WHAT NEEDS TO BE DONE: Set down the data below without change, skipping the pictures it holds.

(Lines of data)
>> Start

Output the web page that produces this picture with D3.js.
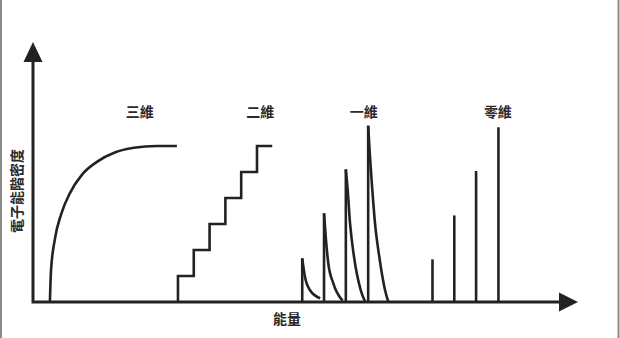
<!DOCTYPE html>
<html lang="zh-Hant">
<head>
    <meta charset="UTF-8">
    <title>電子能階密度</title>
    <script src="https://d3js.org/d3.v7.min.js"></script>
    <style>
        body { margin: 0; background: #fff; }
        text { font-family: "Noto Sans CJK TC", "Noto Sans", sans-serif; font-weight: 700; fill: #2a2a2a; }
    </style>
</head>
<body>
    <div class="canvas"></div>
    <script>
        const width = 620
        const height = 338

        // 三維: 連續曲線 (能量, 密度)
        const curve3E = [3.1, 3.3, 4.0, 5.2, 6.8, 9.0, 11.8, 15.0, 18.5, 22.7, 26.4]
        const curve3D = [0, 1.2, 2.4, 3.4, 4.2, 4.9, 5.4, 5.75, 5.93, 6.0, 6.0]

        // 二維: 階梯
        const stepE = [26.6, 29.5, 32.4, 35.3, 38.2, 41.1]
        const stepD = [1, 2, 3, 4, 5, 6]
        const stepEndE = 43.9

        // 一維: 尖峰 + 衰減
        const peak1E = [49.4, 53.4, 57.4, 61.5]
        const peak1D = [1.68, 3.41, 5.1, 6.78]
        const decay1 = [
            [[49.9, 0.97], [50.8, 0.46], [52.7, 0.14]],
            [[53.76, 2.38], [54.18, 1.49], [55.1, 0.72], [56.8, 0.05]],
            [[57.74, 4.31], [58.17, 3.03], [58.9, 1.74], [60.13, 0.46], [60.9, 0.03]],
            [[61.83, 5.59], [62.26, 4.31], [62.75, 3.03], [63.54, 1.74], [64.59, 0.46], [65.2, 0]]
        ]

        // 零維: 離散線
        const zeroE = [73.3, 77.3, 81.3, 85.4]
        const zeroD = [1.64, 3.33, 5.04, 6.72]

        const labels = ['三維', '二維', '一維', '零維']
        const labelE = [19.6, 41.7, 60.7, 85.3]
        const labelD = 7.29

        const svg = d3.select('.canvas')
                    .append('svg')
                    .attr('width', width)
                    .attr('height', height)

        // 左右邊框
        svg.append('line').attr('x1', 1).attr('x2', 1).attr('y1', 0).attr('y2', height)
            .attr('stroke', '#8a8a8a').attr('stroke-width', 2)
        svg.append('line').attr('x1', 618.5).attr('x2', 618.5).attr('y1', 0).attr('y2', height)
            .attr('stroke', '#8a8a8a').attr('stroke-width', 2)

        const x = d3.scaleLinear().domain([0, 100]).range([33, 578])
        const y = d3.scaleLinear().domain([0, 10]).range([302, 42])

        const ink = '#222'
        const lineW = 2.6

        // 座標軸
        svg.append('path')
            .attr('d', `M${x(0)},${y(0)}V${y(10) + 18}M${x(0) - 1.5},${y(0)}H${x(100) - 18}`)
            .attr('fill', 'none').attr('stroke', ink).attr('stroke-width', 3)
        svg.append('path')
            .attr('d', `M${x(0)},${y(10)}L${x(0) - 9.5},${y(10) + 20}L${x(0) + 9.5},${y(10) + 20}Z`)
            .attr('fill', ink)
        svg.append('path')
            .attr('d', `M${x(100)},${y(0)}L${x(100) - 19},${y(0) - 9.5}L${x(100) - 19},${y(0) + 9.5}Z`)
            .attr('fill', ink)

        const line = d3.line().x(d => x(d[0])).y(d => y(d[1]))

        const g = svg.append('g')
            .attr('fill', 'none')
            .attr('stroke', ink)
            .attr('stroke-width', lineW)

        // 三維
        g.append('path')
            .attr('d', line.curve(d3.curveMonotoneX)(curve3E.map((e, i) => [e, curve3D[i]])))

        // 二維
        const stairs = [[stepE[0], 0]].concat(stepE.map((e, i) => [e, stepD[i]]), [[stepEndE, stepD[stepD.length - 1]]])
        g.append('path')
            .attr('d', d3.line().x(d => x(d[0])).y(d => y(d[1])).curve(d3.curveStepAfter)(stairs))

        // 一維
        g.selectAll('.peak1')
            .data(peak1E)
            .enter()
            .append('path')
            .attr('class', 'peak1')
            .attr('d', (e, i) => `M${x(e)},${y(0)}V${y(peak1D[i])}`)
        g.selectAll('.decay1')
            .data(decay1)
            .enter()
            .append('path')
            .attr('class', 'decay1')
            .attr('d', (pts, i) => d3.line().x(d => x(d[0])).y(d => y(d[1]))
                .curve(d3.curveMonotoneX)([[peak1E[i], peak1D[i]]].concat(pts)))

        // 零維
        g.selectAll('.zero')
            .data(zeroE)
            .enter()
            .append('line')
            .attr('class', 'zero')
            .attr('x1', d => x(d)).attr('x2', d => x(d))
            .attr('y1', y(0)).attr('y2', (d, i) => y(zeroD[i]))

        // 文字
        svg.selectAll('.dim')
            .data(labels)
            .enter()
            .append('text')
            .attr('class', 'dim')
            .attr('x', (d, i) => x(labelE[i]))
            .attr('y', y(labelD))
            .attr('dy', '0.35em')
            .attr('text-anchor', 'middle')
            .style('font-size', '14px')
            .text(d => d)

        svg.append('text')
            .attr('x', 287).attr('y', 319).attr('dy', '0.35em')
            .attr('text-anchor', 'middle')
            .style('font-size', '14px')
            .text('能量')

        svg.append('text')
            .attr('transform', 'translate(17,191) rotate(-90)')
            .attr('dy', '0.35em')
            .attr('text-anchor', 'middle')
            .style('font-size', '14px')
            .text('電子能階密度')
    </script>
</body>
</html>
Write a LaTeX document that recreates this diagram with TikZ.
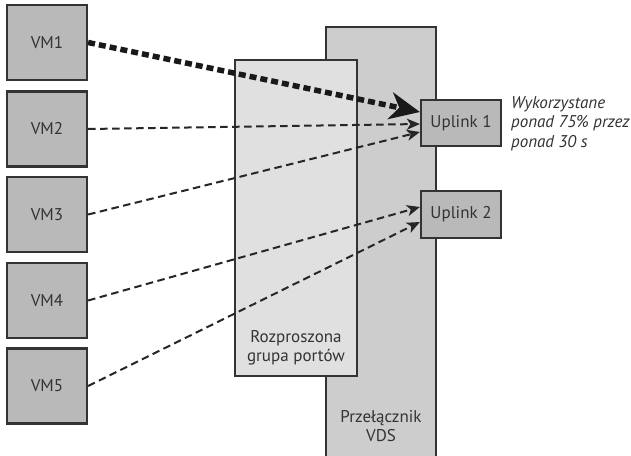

>> End

WRITTEN REPLY:
Output the web page that produces this picture with D3.js.
<!DOCTYPE html>
<html lang="zh-Hant">
<head>
    <meta charset="UTF-8">
    <title>電子能階密度</title>
    <script src="https://d3js.org/d3.v7.min.js"></script>
    <style>
        body { margin: 0; background: #fff; }
        text { font-family: "Noto Sans CJK TC", "Noto Sans", sans-serif; font-weight: 700; fill: #2a2a2a; }
    </style>
</head>
<body>
    <div class="canvas"></div>
    <script>
        const width = 620
        const height = 338

        // 三維: 連續曲線 (能量, 密度)
        const curve3E = [3.1, 3.3, 4.0, 5.2, 6.8, 9.0, 11.8, 15.0, 18.5, 22.7, 26.4]
        const curve3D = [0, 1.2, 2.4, 3.4, 4.2, 4.9, 5.4, 5.75, 5.93, 6.0, 6.0]

        // 二維: 階梯
        const stepE = [26.6, 29.5, 32.4, 35.3, 38.2, 41.1]
        const stepD = [1, 2, 3, 4, 5, 6]
        const stepEndE = 43.9

        // 一維: 尖峰 + 衰減
        const peak1E = [49.4, 53.4, 57.4, 61.5]
        const peak1D = [1.68, 3.41, 5.1, 6.78]
        const decay1 = [
            [[49.9, 0.97], [50.8, 0.46], [52.7, 0.14]],
            [[53.76, 2.38], [54.18, 1.49], [55.1, 0.72], [56.8, 0.05]],
            [[57.74, 4.31], [58.17, 3.03], [58.9, 1.74], [60.13, 0.46], [60.9, 0.03]],
            [[61.83, 5.59], [62.26, 4.31], [62.75, 3.03], [63.54, 1.74], [64.59, 0.46], [65.2, 0]]
        ]

        // 零維: 離散線
        const zeroE = [73.3, 77.3, 81.3, 85.4]
        const zeroD = [1.64, 3.33, 5.04, 6.72]

        const labels = ['三維', '二維', '一維', '零維']
        const labelE = [19.6, 41.7, 60.7, 85.3]
        const labelD = 7.29

        const svg = d3.select('.canvas')
                    .append('svg')
                    .attr('width', width)
                    .attr('height', height)

        // 左右邊框
        svg.append('line').attr('x1', 1).attr('x2', 1).attr('y1', 0).attr('y2', height)
            .attr('stroke', '#8a8a8a').attr('stroke-width', 2)
        svg.append('line').attr('x1', 618.5).attr('x2', 618.5).attr('y1', 0).attr('y2', height)
            .attr('stroke', '#8a8a8a').attr('stroke-width', 2)

        const x = d3.scaleLinear().domain([0, 100]).range([33, 578])
        const y = d3.scaleLinear().domain([0, 10]).range([302, 42])

        const ink = '#222'
        const lineW = 2.6

        // 座標軸
        svg.append('path')
            .attr('d', `M${x(0)},${y(0)}V${y(10) + 18}M${x(0) - 1.5},${y(0)}H${x(100) - 18}`)
            .attr('fill', 'none').attr('stroke', ink).attr('stroke-width', 3)
        svg.append('path')
            .attr('d', `M${x(0)},${y(10)}L${x(0) - 9.5},${y(10) + 20}L${x(0) + 9.5},${y(10) + 20}Z`)
            .attr('fill', ink)
        svg.append('path')
            .attr('d', `M${x(100)},${y(0)}L${x(100) - 19},${y(0) - 9.5}L${x(100) - 19},${y(0) + 9.5}Z`)
            .attr('fill', ink)

        const line = d3.line().x(d => x(d[0])).y(d => y(d[1]))

        const g = svg.append('g')
            .attr('fill', 'none')
            .attr('stroke', ink)
            .attr('stroke-width', lineW)

        // 三維
        g.append('path')
            .attr('d', line.curve(d3.curveMonotoneX)(curve3E.map((e, i) => [e, curve3D[i]])))

        // 二維
        const stairs = [[stepE[0], 0]].concat(stepE.map((e, i) => [e, stepD[i]]), [[stepEndE, stepD[stepD.length - 1]]])
        g.append('path')
            .attr('d', d3.line().x(d => x(d[0])).y(d => y(d[1])).curve(d3.curveStepAfter)(stairs))

        // 一維
        g.selectAll('.peak1')
            .data(peak1E)
            .enter()
            .append('path')
            .attr('class', 'peak1')
            .attr('d', (e, i) => `M${x(e)},${y(0)}V${y(peak1D[i])}`)
        g.selectAll('.decay1')
            .data(decay1)
            .enter()
            .append('path')
            .attr('class', 'decay1')
            .attr('d', (pts, i) => d3.line().x(d => x(d[0])).y(d => y(d[1]))
                .curve(d3.curveMonotoneX)([[peak1E[i], peak1D[i]]].concat(pts)))

        // 零維
        g.selectAll('.zero')
            .data(zeroE)
            .enter()
            .append('line')
            .attr('class', 'zero')
            .attr('x1', d => x(d)).attr('x2', d => x(d))
            .attr('y1', y(0)).attr('y2', (d, i) => y(zeroD[i]))

        // 文字
        svg.selectAll('.dim')
            .data(labels)
            .enter()
            .append('text')
            .attr('class', 'dim')
            .attr('x', (d, i) => x(labelE[i]))
            .attr('y', y(labelD))
            .attr('dy', '0.35em')
            .attr('text-anchor', 'middle')
            .style('font-size', '14px')
            .text(d => d)

        svg.append('text')
            .attr('x', 287).attr('y', 319).attr('dy', '0.35em')
            .attr('text-anchor', 'middle')
            .style('font-size', '14px')
            .text('能量')

        svg.append('text')
            .attr('transform', 'translate(17,191) rotate(-90)')
            .attr('dy', '0.35em')
            .attr('text-anchor', 'middle')
            .style('font-size', '14px')
            .text('電子能階密度')
    </script>
</body>
</html>
Write a LaTeX document that recreates this diagram with TikZ.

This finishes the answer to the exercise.